10. Shri Shah contended that our above interpretation would render the operation of the Act retrospective. We find that this contention has no merits. The reason is that in order to make himself eligible to the benefit of the gratuity under the provisions of the Act, the employee concerned must show that his case falls within the provisions of S. 4. of the Act. This S. 4. contemplates that the gratuity shall be payable to an employee on termination of his employment either by his superannuation, or his retirement or his resignation or his death or disablement due to accident or disease. Thus S. 4 provides for the cause of action for an employee to get gratuity. This cause of action must arise after coming in to force of the Act and not before that. Therefore, in order to enable himself to get the advantage of the provisions of the Act, the employee should continue in the employment even after coming in to operation of the Act and should show that his cause of action to get gratuity under S. 4. of the Act has arisen after the Act came in to force. Thus the operation of the Act is undoubtedly prospective and not retrospective on the interpretation of the word 'employee' which is attached to the main definition clause.

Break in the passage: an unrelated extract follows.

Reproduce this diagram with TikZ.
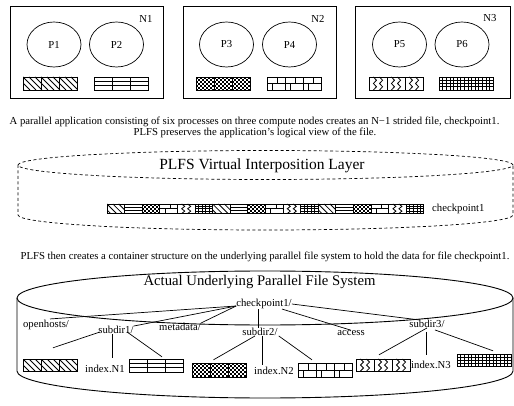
\documentclass[tikz,border=0pt]{standalone}
\usepackage{fontspec}
\setmainfont{Liberation Serif}
\usetikzlibrary{shapes.geometric}
\newcommand\fs{\fontsize{10.7}{12}\selectfont}
\newcommand\fl{\fontsize{15.5}{18}\selectfont}
\newcommand\flb{\fontsize{14.7}{17}\selectfont}
\tikzset{
  nodebox/.style={draw, line width=0.9pt, inner sep=0},
  proc/.style={ellipse, draw, line width=0.7pt, inner sep=0, minimum width=54pt, minimum height=45pt, font=\fs},
  lbl/.style={inner sep=0, font=\fs},
  big/.style={inner sep=0, font=\fl},
  patl/.style={line width=0.8pt},
  thinl/.style={line width=0.5pt},
  dashcyl/.style={line width=0.7pt, dash pattern=on 3pt off 2.5pt},
  cyl/.style={line width=0.9pt},
  tree/.style={line width=0.7pt},
}
% pattern cells: x y w h (top-left corner, picture units)
\newcommand\pdiag[4]{%
  \begin{scope}
    \clip (#1,#2) rectangle ++(#3,#4);
    \foreach \k in {-3,...,3} \draw[patl] ({#1+\k*#3/3},#2) -- ++(#4,#4);
  \end{scope}
  \draw[patl] (#1,#2) rectangle ++(#3,#4);}
\newcommand\phl[4]{%
  \draw[patl] (#1,#2) rectangle ++(#3,#4);
  \draw[patl] (#1,{#2+#4/3}) -- ++(#3,0) (#1,{#2+2*#4/3}) -- ++(#3,0);}
\newcommand\pchk[4]{%
  \begin{scope}
    \clip (#1,#2) rectangle ++(#3,#4);
    \foreach \r in {0,...,7} \foreach \c in {0,...,9} {%
      \pgfmathtruncatemacro\chkp{mod(\r+\c,2)}%
      \ifnum\chkp=0 \fill ({#1+\c*2},{#2+\r*2}) rectangle ++(2,2);\fi}
  \end{scope}
  \draw[patl] (#1,#2) rectangle ++(#3,#4);}
\newcommand\pbrick[4]{%
  \draw[patl] (#1,#2) rectangle ++(#3,#4);
  \draw[patl] (#1,{#2+#4/2}) -- ++(#3,0);
  \draw[patl] ({#1+0.6*#3},#2) -- ++(0,{#4/2});
  \draw[patl] ({#1+0.3*#3},{#2+#4/2}) -- ++(0,{#4/2});}
\newcommand\pzig[4]{%
  \draw[patl] (#1,#2) rectangle ++(#3,#4);
  \foreach \f in {0.33,0.67}
    \draw[patl] ({#1+\f*#3-1.5},#2) -- ++(3,{#4/4}) -- ++(-3,{#4/4}) -- ++(3,{#4/4}) -- ++(-3,{#4/4});}
\newcommand\pgrid[4]{%
  \draw[patl] (#1,#2) rectangle ++(#3,#4);
  \foreach \f in {1,2,3,4} \draw[thinl] ({#1+\f*#3/5},#2) -- ++(0,#4);
  \foreach \f in {1,2,3} \draw[thinl] (#1,{#2+\f*#4/4}) -- ++(#3,0);}
\newcommand\pcell[5]{\ifcase#1\relax\pdiag{#2}{#3}{#4}{#5}\or\phl{#2}{#3}{#4}{#5}\or\pchk{#2}{#3}{#4}{#5}\or\pbrick{#2}{#3}{#4}{#5}\or\pzig{#2}{#3}{#4}{#5}\or\pgrid{#2}{#3}{#4}{#5}\fi}
% block of three cells: type, name, x, y, h
\newcommand\pblock[5]{%
  \node[inner sep=0, minimum width=54pt, minimum height=#5pt] (#2) at ({#3+27},{#4+#5/2}) {};
  \foreach \j in {0,1,2} {\pgfmathsetmacro\xx{#3+\j*18}\pcell{#1}{\xx}{#4}{18}{#5}}}
\begin{document}
\begin{tikzpicture}[x=1pt,y=-1pt]
\useasboundingbox (0,0) rectangle (514,406);

% compute nodes
\node[nodebox, minimum width=153pt, minimum height=92pt] (N1) at (86.5,52) {};
\node[nodebox, minimum width=153pt, minimum height=92pt] (N2) at (259.5,52) {};
\node[nodebox, minimum width=155pt, minimum height=92pt] (N3) at (433,52) {};
\node[lbl] (N1l) at (146,19) {N1};
\node[lbl] (N2l) at (318,19) {N2};
\node[lbl] (N3l) at (490,18) {N3};
\node[proc] (P1) at (54,44.5) {P1};
\node[proc] (P2) at (116.5,44.5) {P2};
\node[proc] (P3) at (226.5,44.5) {P3};
\node[proc] (P4) at (289.5,44.5) {P4};
\node[proc] (P5) at (399.5,44.5) {P5};
\node[proc] (P6) at (462,44.5) {P6};
\pblock{0}{a1}{23}{77}{13}
\pblock{1}{a2}{94}{77}{13}
\pblock{2}{a3}{196}{77}{13}
\pblock{3}{a4}{267}{77}{13}
\pblock{4}{a5}{369}{77}{13}
\pblock{5}{a6}{439}{77}{13}

% captions
\node[lbl] (cap1) at (254.5,122) {A parallel application consisting of six processes on three compute nodes creates an N−1 strided file, checkpoint1.};
\node[lbl] (cap2) at (255,132.5) {PLFS preserves the application’s logical view of the file.};

% virtual layer cylinder
\draw[dashcyl] (265.5,165) ellipse [x radius=247.5pt, y radius=14.5pt];
\draw[dashcyl] (18,165) -- (18,215) arc[start angle=180, end angle=360, x radius=247.5pt, y radius=15pt] -- (513,165);
\node[big] (vil) at (262,166) {PLFS Virtual Interposition Layer};
\node[inner sep=0, minimum width=316.8pt, minimum height=9.5pt] (strip) at (265.4,208.75) {};
\foreach \i in {0,...,17} {\pgfmathtruncatemacro\t{mod(\i,6)}\pgfmathsetmacro\xx{107+\i*17.6}\pcell{\t}{\xx}{204}{17.6}{9.5}}
\node[lbl, anchor=west] (stripl) at ([xshift=8pt]strip.east) {checkpoint1};

\node[lbl] (cap3) at (265,257) {PLFS then creates a container structure on the underlying parallel file system to hold the data for file checkpoint1.};

% underlying file system cylinder
\draw[cyl] (265,298) ellipse [x radius=248pt, y radius=27pt];
\draw[cyl] (17,298) -- (17,371) arc[start angle=180, end angle=360, x radius=248pt, y radius=27pt] -- (513,298);
\node[inner sep=0, font=\flb] (pfs) at (259.5,281.5) {Actual Underlying Parallel File System};

% tree
\node[lbl] (cp) at (264,304) {checkpoint1/};
\node[lbl] (oh) at (46,325) {openhosts/};
\node[lbl] (sd1) at (116,330) {subdir1/};
\node[lbl] (md) at (180,327) {metadata/};
\node[lbl] (sd2) at (260,332) {subdir2/};
\node[lbl] (ac) at (351,333) {access};
\node[lbl] (sd3) at (427,324) {subdir3/};
\node[lbl] (i1) at (105,369) {index.N1};
\node[lbl] (i2) at (274,371) {index.N2};
\node[lbl] (i3) at (431,365) {index.N3};
\pblock{0}{b1}{23}{359}{12}
\pblock{1}{b2}{129}{359}{13}
\pblock{2}{b3}{192}{363}{14}
\pblock{3}{b4}{298}{363}{14}
\pblock{4}{b5}{356}{359}{12}
\pblock{5}{b6}{457}{354}{12}

\draw[tree] ([yshift=-2pt]cp.west) -- ([xshift=4pt,yshift=1pt]oh.north);
\draw[tree] ([yshift=-2pt]cp.west) -- (sd1.north east);
\draw[tree] ([yshift=-2pt]cp.west) -- (md.north east);
\draw[tree] ([xshift=-6pt]cp.south) -- ([xshift=-2pt]sd2.north);
\draw[tree] ([xshift=18pt]cp.south) -- (ac.north);
\draw[tree] (cp.east) -- ([xshift=-7pt]sd3.north);

\draw[tree] ([xshift=-16pt,yshift=2pt]sd1.south) -- ([xshift=3pt,yshift=11pt]b1.north);
\draw[tree] ([xshift=-4pt]sd1.south) -- ([xshift=7pt,yshift=7pt]i1.north);
\draw[tree] ([xshift=11pt,yshift=2pt]sd1.south) -- ([xshift=6pt,yshift=2pt]b2.north);

\draw[tree] ([xshift=-5pt]sd2.south) -- ([xshift=-5.5pt,yshift=3pt]b3.north);
\draw[tree] ([xshift=2pt]sd2.south) -- ([xshift=-12pt,yshift=2pt]i2.north);
\draw[tree] ([xshift=1pt]sd2.south east) -- ([xshift=-13pt,yshift=3pt]b4.north);

\draw[tree] (sd3.south) -- ([xshift=-4pt,yshift=4pt]b5.north);
\draw[tree] ([xshift=-1pt,yshift=-4pt]sd3.south) -- ([xshift=-5pt,yshift=6pt]i3.north);
\draw[tree] ([xshift=8pt,yshift=-2pt]sd3.south) -- ([xshift=9pt,yshift=3pt]b6.north);
\end{tikzpicture}
\end{document}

11. As observed by us in the above referred Spl. C.A. No. 29/76, if a person wants to take advantage of the gratuity contemplates by the Act, he has to prove the following facts :
1. That at any time in the past during the course of his employment, he was receiving the wages not exceeding Rs. 1,000 per mensem;
2. That this period of service was contains for not less than 5 years;
3. That during this period, he was not employed in a managerial or administrative capacity.
If a person proves these three factors, then he would be entitled to the gratuity contemplated by the Act irrespective of the question whether on the date on which the Act came in to force, his case was falling within the ingredients of the definition given in the main clause of the word 'employee'. We find that if the contusions which is can passed on behalf of the petitioner by Shri Shah is accepted, then the whole purpose of the definition of word 'employee' would be frustrated. Under the circumstances we see no point in this connection.
12. This Special Civil Application should therefore fail and the rule is discharge with costs.
13. Shri Shah orally prays for a certificate for leave to appeal to the Supreme Court. We find that there is no substantial question of law of public importance which in our opinion should be decided by the Supreme Court. The said prayer is rejected.